Lebih lanjut, ia menjelaskan, cabang industri pengolahan nonmigas yang mengalami pertumbuhan paling besar pada triwulan ketiga 2017 adalah industri logam sebesar 10,60 persen, industri makanan dan minuman 9,46 persen, industri mesin dan perlengkapan 6,35 persen, dan industri alat angkutan 5,63 persen.
Penyebab meningkatnya pertumbuhan industri logam, menurut Airlangga, adalah adanya kebijakan hilirisasi yang telah dicanangkan Presiden Joko Widodo.
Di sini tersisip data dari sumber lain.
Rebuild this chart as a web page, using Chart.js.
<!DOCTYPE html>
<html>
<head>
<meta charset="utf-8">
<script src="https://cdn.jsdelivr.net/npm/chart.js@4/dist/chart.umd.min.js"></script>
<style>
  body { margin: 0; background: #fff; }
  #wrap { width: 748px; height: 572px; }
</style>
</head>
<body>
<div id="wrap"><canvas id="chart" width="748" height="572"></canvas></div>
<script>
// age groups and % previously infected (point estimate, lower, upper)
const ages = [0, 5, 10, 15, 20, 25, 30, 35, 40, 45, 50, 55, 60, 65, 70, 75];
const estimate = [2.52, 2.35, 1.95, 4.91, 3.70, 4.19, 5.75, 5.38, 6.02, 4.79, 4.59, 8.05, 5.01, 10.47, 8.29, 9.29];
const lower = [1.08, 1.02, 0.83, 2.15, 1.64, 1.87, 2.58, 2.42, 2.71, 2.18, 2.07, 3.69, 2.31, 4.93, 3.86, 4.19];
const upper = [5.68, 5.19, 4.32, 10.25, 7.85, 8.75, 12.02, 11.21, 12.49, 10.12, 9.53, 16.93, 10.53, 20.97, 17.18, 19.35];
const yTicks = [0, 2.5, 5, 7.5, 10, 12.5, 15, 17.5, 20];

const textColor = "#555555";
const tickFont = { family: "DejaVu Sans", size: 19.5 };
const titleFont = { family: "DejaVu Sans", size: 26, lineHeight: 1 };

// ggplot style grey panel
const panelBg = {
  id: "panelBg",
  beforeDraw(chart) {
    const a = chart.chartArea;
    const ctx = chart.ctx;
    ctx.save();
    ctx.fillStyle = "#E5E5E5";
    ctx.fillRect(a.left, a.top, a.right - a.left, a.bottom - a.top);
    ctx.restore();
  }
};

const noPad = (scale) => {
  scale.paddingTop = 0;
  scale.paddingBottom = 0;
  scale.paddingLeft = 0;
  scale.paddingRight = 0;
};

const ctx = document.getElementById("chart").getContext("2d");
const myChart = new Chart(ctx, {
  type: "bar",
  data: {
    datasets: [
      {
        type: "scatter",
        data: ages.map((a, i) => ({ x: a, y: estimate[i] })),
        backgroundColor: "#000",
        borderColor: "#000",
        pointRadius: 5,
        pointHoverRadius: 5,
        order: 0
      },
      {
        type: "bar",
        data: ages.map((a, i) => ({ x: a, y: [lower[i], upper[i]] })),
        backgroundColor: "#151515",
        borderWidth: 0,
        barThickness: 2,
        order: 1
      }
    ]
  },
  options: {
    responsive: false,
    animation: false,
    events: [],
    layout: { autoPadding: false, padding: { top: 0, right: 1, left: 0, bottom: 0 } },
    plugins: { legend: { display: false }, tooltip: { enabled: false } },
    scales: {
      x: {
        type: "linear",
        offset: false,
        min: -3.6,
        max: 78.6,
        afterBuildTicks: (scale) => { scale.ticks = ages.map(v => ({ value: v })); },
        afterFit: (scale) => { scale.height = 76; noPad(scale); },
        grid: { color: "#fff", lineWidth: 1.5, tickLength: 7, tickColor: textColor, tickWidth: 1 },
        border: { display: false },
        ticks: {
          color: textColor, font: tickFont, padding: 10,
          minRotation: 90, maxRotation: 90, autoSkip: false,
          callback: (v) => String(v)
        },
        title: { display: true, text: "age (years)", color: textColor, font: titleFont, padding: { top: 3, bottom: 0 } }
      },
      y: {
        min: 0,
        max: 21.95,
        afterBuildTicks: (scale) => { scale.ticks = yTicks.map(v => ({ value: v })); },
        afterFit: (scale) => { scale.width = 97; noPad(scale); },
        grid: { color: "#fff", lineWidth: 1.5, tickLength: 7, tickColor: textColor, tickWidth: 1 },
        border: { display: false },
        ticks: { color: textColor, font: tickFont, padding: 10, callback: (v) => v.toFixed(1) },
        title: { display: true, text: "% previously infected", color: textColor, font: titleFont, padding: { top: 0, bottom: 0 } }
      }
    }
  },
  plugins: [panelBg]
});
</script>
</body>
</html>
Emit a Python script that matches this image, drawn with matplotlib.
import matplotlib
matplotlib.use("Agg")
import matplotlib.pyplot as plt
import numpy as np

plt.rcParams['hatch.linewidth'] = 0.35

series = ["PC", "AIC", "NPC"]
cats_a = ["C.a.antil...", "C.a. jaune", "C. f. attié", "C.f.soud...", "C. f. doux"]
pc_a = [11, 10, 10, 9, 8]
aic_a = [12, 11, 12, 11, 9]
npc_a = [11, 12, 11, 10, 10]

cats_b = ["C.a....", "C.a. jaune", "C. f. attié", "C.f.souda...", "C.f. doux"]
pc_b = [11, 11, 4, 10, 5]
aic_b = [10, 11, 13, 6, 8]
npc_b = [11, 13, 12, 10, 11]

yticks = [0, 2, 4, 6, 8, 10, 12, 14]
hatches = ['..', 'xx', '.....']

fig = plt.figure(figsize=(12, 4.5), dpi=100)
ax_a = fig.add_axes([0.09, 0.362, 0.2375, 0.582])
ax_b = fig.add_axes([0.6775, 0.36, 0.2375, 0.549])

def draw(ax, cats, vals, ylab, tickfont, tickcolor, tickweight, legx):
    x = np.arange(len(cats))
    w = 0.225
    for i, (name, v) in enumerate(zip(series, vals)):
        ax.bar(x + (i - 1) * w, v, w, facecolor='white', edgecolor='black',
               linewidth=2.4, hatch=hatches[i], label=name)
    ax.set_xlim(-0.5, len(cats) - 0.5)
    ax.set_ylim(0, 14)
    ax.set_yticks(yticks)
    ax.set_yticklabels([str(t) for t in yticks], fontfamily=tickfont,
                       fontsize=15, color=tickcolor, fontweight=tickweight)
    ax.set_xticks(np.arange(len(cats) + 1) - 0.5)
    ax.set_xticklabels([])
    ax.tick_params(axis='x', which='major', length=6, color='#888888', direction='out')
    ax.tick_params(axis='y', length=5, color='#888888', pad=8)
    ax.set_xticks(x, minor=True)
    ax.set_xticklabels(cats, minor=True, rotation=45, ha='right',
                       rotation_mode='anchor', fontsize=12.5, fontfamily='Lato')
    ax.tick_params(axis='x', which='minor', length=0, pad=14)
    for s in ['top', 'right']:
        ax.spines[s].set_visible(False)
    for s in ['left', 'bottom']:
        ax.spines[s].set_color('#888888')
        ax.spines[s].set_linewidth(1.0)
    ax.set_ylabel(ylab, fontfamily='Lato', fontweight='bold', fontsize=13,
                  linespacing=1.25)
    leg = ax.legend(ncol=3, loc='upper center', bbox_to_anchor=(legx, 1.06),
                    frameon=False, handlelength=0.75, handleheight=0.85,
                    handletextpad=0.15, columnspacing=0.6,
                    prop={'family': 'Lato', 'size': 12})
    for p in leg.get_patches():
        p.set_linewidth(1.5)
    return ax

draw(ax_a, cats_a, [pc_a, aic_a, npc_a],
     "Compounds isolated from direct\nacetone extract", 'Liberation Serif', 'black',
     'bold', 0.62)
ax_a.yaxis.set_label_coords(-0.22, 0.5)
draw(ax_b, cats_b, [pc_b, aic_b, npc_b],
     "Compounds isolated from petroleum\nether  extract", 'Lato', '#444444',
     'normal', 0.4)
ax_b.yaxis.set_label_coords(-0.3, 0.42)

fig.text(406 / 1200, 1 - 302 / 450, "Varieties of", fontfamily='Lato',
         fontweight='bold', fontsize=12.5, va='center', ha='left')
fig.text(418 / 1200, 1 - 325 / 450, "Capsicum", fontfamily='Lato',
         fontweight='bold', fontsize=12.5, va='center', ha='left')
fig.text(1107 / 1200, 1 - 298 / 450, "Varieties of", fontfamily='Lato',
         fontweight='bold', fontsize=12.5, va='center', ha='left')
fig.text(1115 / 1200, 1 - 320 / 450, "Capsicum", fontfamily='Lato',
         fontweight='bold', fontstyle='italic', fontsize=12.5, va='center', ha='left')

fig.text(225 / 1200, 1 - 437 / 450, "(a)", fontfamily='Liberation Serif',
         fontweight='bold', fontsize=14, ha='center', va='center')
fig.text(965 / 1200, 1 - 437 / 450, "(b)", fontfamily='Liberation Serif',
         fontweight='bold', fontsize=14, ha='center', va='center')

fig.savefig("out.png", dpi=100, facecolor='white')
Industri baja saat ini fokus mengembangkan klaster untuk memproduksi 10 juta ton per tahun, lalu industri nikel akan menghasilkan empat juta ton stainless steel. Kemudian akan dibangun pabrik baja karbon dengan kapasitas 3,5 juta ton per tahun.
Selain membuat pertumbuhan industri logam menanjak naik, program hilirisasi terus memacu sektor agro dan tambang mineral terus berkembang.
"Upaya ini terbukti membawa peningkatan nilai tambah produk, investasi, serapan tenaga kerja, dan penerimaan devisa," ujar Airlangga.
Klaim Airlangga terhadap kemajuan industri nonmigas selaras dengan data yang dirilis Badan Pusat Statistik (BPS) pada 1 November lalu. BPS mencatat pengolahan nonmigas tumbuh 5,49 persen pada triwulan ketiga 2017 atau naik dibanding periode triwulan pertama 2017 yang hanya mencapai 4,76 persen dan triwulan kedua 2017 3,89 persen. Pertumbuhan ini juga melebihi pertumbuhan ekonomi sebesar 5,06 persen.